FieldName Description
snmp_oid_get_all All Gathered snmp metrics ( sum of snmpget oid's and all received oid's in snmpwalk queries)
snmp_oid_get_processed Gathered and processed snmp metrics after filters are applied ( not always sent to the backend it depends on the report flag)
snmp_oid_get_errors number of oid with errors for all measurements
cycle_gather_start_time Last gathered time in unix timestamp
cycle_gather_duration elapsed time taken to get all measurement info in seconds
filter_start_time Last Applied Filter time in unix timestamp
filter_duration elapsed time taken to compute all applicable filters on the device in seconds
backend_sent_start_time Last sent time to the internal output buffer
backend_sent_Duration elapsed time taken to send data to the internal output buffer backend
metric_sent number of metrics sent (taken as fields) for all measurements
metric_sent_errors number of metrics (taken as fields) with errors for all measurements
measurement_sent (number of series build to send as a single request sent to the backend)

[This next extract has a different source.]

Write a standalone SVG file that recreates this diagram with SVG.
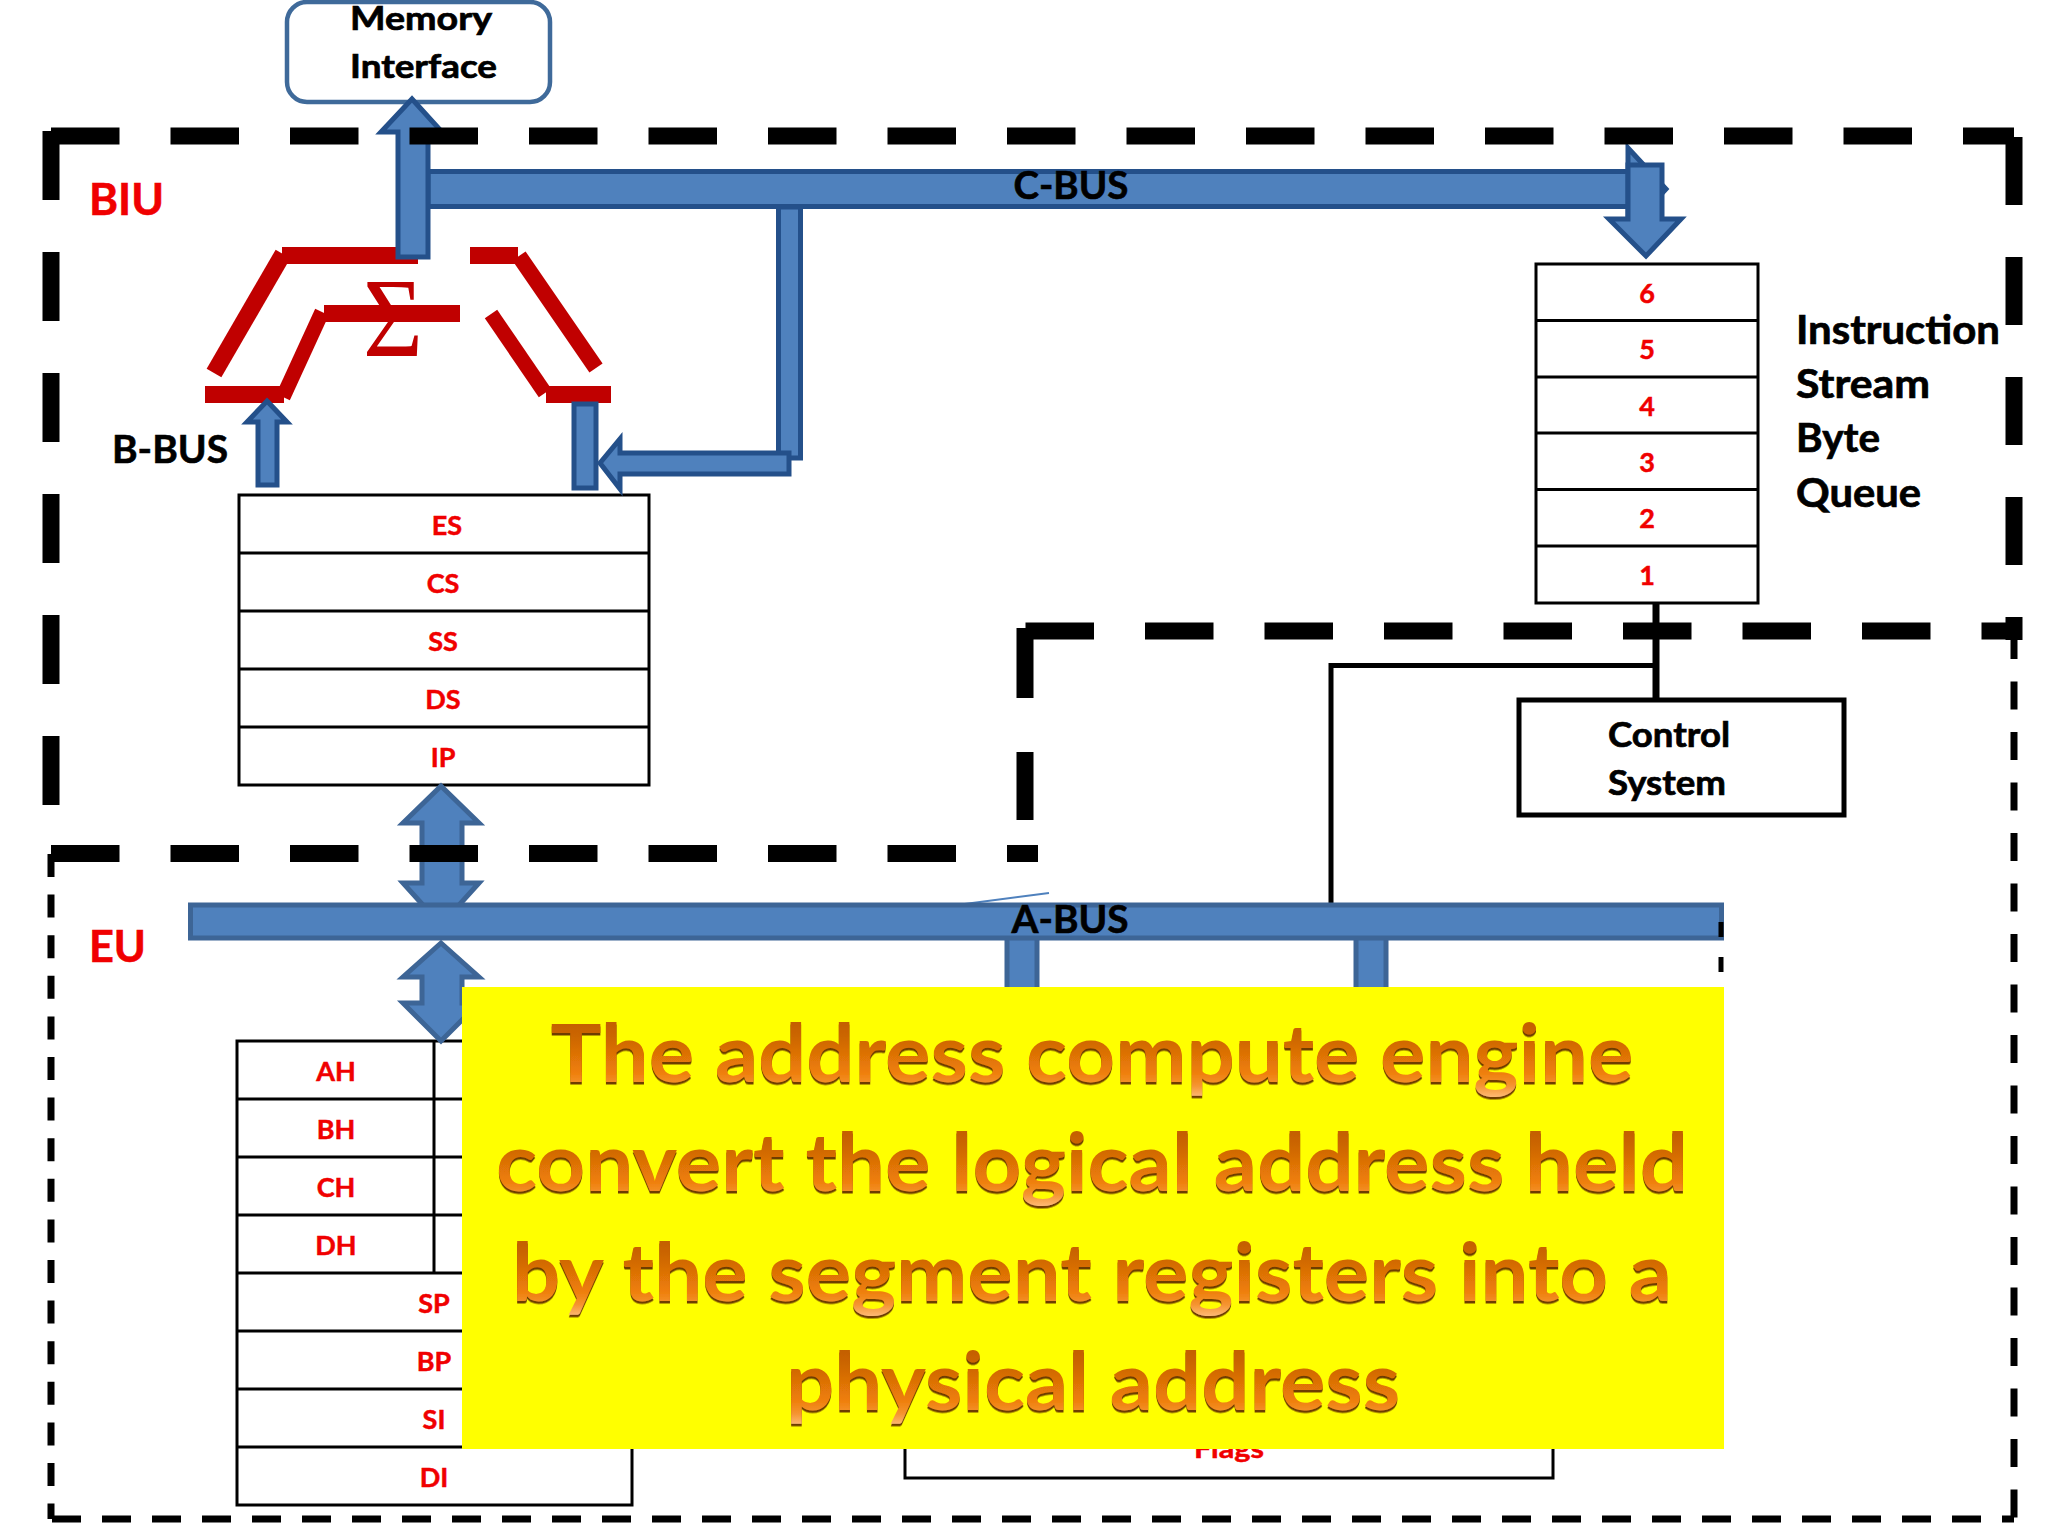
<svg xmlns="http://www.w3.org/2000/svg" width="2048" height="1536" viewBox="0 0 2048 1536">
<defs>
<linearGradient id="orange" x1="0" y1="0" x2="0" y2="1">
<stop offset="0" stop-color="#b85602"/><stop offset="0.35" stop-color="#cc6604"/><stop offset="0.72" stop-color="#ee7e08"/><stop offset="0.86" stop-color="#f59430"/><stop offset="1" stop-color="#ffc080"/>
</linearGradient>
<filter id="bevel" x="-2%" y="-10%" width="104%" height="125%"><feDropShadow dx="0" dy="2.5" stdDeviation="0.7" flood-color="#6e3e04"/></filter>
</defs>
<style>
text{font-family:"Lato","Carlito","Liberation Sans",sans-serif;font-weight:700}
.k{fill:#000;stroke:#000;stroke-width:.7}
.r{fill:#f00000;stroke:#f00000;stroke-width:.5;text-anchor:middle;font-size:27px}
.big{fill:#f00000;stroke:#f00000;stroke-width:.6;font-size:44px}
.bus{fill:#000;stroke:#000;stroke-width:.6;font-size:38px;text-anchor:middle}
.reg{fill:#fff;stroke:#000;stroke-width:3}
.ln{stroke:#000;stroke-width:3;fill:none}
.blue{fill:#4f81bd;stroke:#24508a;stroke-width:5}
.blue2{fill:#4f81bd;stroke:#3d6596;stroke-width:5}
.red{fill:#c00000;stroke:none}
.redl{stroke:#c00000;fill:none}
.dash1{stroke:#000;stroke-width:17;fill:none;stroke-dasharray:68.5 51}
.dash2{stroke:#000;fill:none}
.y{font-size:80px;text-anchor:middle;fill:url(#orange);filter:url(#bevel)}
</style>
<rect width="2048" height="1536" fill="#fff"/>

<g id="memory-interface">
<rect x="287" y="2" width="263" height="100" rx="20" fill="#fff" stroke="#3f6a9a" stroke-width="4.5"/>
<text class="k" x="350" y="30" font-size="33" textLength="142" lengthAdjust="spacingAndGlyphs">Memory</text>
<text class="k" x="350" y="77.500" font-size="33" textLength="147" lengthAdjust="spacingAndGlyphs">Interface</text>
</g>

<g id="adder">
<text x="393" y="356" text-anchor="middle" font-size="112" style="font-family:'Liberation Serif',serif;font-weight:400" fill="#c00000" transform="translate(393 0) scale(.92 1) translate(-393 0)">Σ</text>
<rect class="red" x="282" y="247" width="136" height="17"/>
<rect class="red" x="470" y="247" width="48" height="17"/>
<rect class="red" x="324" y="305" width="136" height="17"/>
<rect class="red" x="205" y="386" width="79" height="17"/>
<rect class="red" x="546" y="386" width="65" height="17"/>
<line class="redl" x1="283" y1="254" x2="214" y2="373" stroke-width="17"/>
<line class="redl" x1="322" y1="312" x2="283" y2="397" stroke-width="15"/>
<line class="redl" x1="519" y1="256" x2="596" y2="368" stroke-width="16"/>
<line class="redl" x1="491" y1="314" x2="545" y2="393" stroke-width="15"/>
</g>

<g id="segment-registers">
<rect class="reg" x="239" y="495" width="410" height="290"/>
<path class="ln" d="M239 553H649M239 611H649M239 669H649M239 727H649"/>
<text class="r" x="447" y="535">ES</text>
<text class="r" x="443" y="593">CS</text>
<text class="r" x="443" y="651">SS</text>
<text class="r" x="443" y="709">DS</text>
<text class="r" x="443" y="767">IP</text>
</g>

<g id="instruction-queue">
<rect class="reg" x="1536" y="264" width="222" height="339"/>
<path class="ln" d="M1536 320.500H1758M1536 377H1758M1536 433H1758M1536 489.500H1758M1536 546H1758"/>
<text class="r" x="1647" y="303">6</text>
<text class="r" x="1647" y="359">5</text>
<text class="r" x="1647" y="416">4</text>
<text class="r" x="1647" y="472">3</text>
<text class="r" x="1647" y="528">2</text>
<text class="r" x="1647" y="585">1</text>
<text class="k" x="1796" y="343.500" font-size="40" textLength="204" lengthAdjust="spacingAndGlyphs">Instruction</text>
<text class="k" x="1796" y="397.500" font-size="40" textLength="134" lengthAdjust="spacingAndGlyphs">Stream</text>
<text class="k" x="1796" y="452" font-size="40" textLength="84" lengthAdjust="spacingAndGlyphs">Byte</text>
<text class="k" x="1796" y="506.500" font-size="40" textLength="125" lengthAdjust="spacingAndGlyphs">Queue</text>
</g>

<g id="control-system">
<rect x="1519" y="700" width="325" height="115" fill="#fff" stroke="#000" stroke-width="5"/>
<text class="k" x="1608" y="747" font-size="35" textLength="122" lengthAdjust="spacingAndGlyphs">Control</text>
<text class="k" x="1608" y="795" font-size="35" textLength="118" lengthAdjust="spacingAndGlyphs">System</text>
</g>

<g id="general-registers">
<rect class="reg" x="237" y="1041" width="395" height="464"/>
<path class="ln" d="M237 1099H632M237 1157H632M237 1215H632M237 1273H632M237 1331H632M237 1389H632M237 1447H632M434 1041V1273"/>
<text class="r" x="336" y="1081">AH</text>
<text class="r" x="336" y="1139">BH</text>
<text class="r" x="336" y="1197">CH</text>
<text class="r" x="336" y="1255">DH</text>
<text class="r" x="434" y="1313">SP</text>
<text class="r" x="434" y="1371">BP</text>
<text class="r" x="434" y="1429">SI</text>
<text class="r" x="434" y="1487">DI</text>
</g>

<g id="flags">
<rect class="reg" x="905" y="1380" width="648" height="98"/>
<text class="r" x="1229" y="1458" textLength="70" lengthAdjust="spacingAndGlyphs">Flags</text>
</g>

<g id="connectors">
<path d="M1331 905V665.500H1656" fill="none" stroke="#000" stroke-width="5"/>
<line x1="1656" y1="603" x2="1656" y2="700" stroke="#000" stroke-width="7"/>
<line x1="957" y1="905" x2="1049" y2="893" stroke="#4f81bd" stroke-width="2"/>
<rect class="blue2" x="1007" y="930" width="30" height="60"/>
<rect class="blue2" x="1356" y="930" width="30" height="60"/>
<path class="blue2" d="M441 786L479 823H462V883H479L441 925L403 883H422V823H403Z"/>
<rect class="blue2" x="190.500" y="905" width="1531" height="33"/>
<path class="blue2" d="M441 943L479 977H462V1003H479L441 1041L403 1003H422V977H403Z"/>
<rect class="blue" x="428" y="171.500" width="1204" height="35"/>
<path class="blue" d="M1628 148L1666 189L1628 230Z"/>
<path class="blue" d="M1628 165H1662V219H1681L1646 256L1609 219H1628Z"/>
<path class="blue" d="M778.500 207H800.500V458H778.500Z"/>
<path class="blue" d="M789 453V474H620V489L600 463L620 439V453Z"/>
<rect class="blue" x="574" y="404" width="22" height="84"/>
<path class="blue" d="M412 99L442 132H428V257H398V132H381Z"/>
<path class="blue" d="M267 401L287 422H277V485H258V422H247Z"/>
</g>

<g id="boundaries">
<path class="dash1" d="M51 136H2014"/>
<path class="dash1" style="stroke-dasharray:69 52" d="M51 131V820"/>
<path class="dash1" style="stroke-dasharray:68 52" d="M2014 137V640"/>
<path class="dash1" d="M1025.500 631H2014"/>
<path class="dash1" style="stroke-dasharray:70 54" d="M1025 628V820"/>
<path class="dash1" d="M51 853.500H1038"/>
<path class="dash2" stroke-width="7" stroke-dasharray="23 17.600" d="M51 854V1519"/>
<path class="dash2" stroke-width="7" stroke-dasharray="29 21" d="M52 1519H2014"/>
<path class="dash2" stroke-width="7" stroke-dasharray="28 22.500" d="M2014 631V1519"/>
<path class="dash2" stroke-width="5" stroke-dasharray="15 20" d="M1721 922V1397"/>
</g>

<g id="labels">
<text class="big" x="89" y="215" textLength="75" lengthAdjust="spacingAndGlyphs">BIU</text>
<text class="big" x="89" y="962" textLength="57" lengthAdjust="spacingAndGlyphs">EU</text>
<text class="bus" x="1071" y="199" textLength="115" lengthAdjust="spacingAndGlyphs">C-BUS</text>
<text class="bus" x="1070" y="933" textLength="117" lengthAdjust="spacingAndGlyphs">A-BUS</text>
<text class="bus" x="170" y="463" textLength="116" lengthAdjust="spacingAndGlyphs">B-BUS</text>
</g>

<g id="callout">
<rect x="462" y="987" width="1262" height="462" fill="#ffff00"/>
<text class="y" x="1092" y="1082" textLength="1083" lengthAdjust="spacingAndGlyphs">The address compute engine</text>
<text class="y" x="1092" y="1191" textLength="1192" lengthAdjust="spacingAndGlyphs">convert the logical address held</text>
<text class="y" x="1092" y="1301" textLength="1160" lengthAdjust="spacingAndGlyphs">by the segment registers into a</text>
<text class="y" x="1093" y="1410" textLength="614" lengthAdjust="spacingAndGlyphs">physical address</text>
</g>
</svg>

measurement_sent_errors number of series build to send as a single request with errors for all measurements

selfmon_outdb_stats

field description
write_sent number of HTTP writes sent to the DB (each write sends a batchPoint) on the last period
write_error number of HTTP write errors on the period
points_sent number of Points sent on each Write (on each BatchPoint) on the last period
points_sent_max max number of points sent on all writes on the last period
points_sent_avg (only if write_sent > 0) averaged points sent for all writes on the last period
write_time sum of all HTTP response times on all writes on the last period
write_time_max max HTTP response time in all writes on the last period
write_time_avg (only if write_sent > 0) average response time for all writes on the last period
fields_sent number of fields sent to the DB on the last period
fields_sent_max max number of fields sent to the DB on the last period
buffer_percent_used percent of the usage of the total buffer used for each.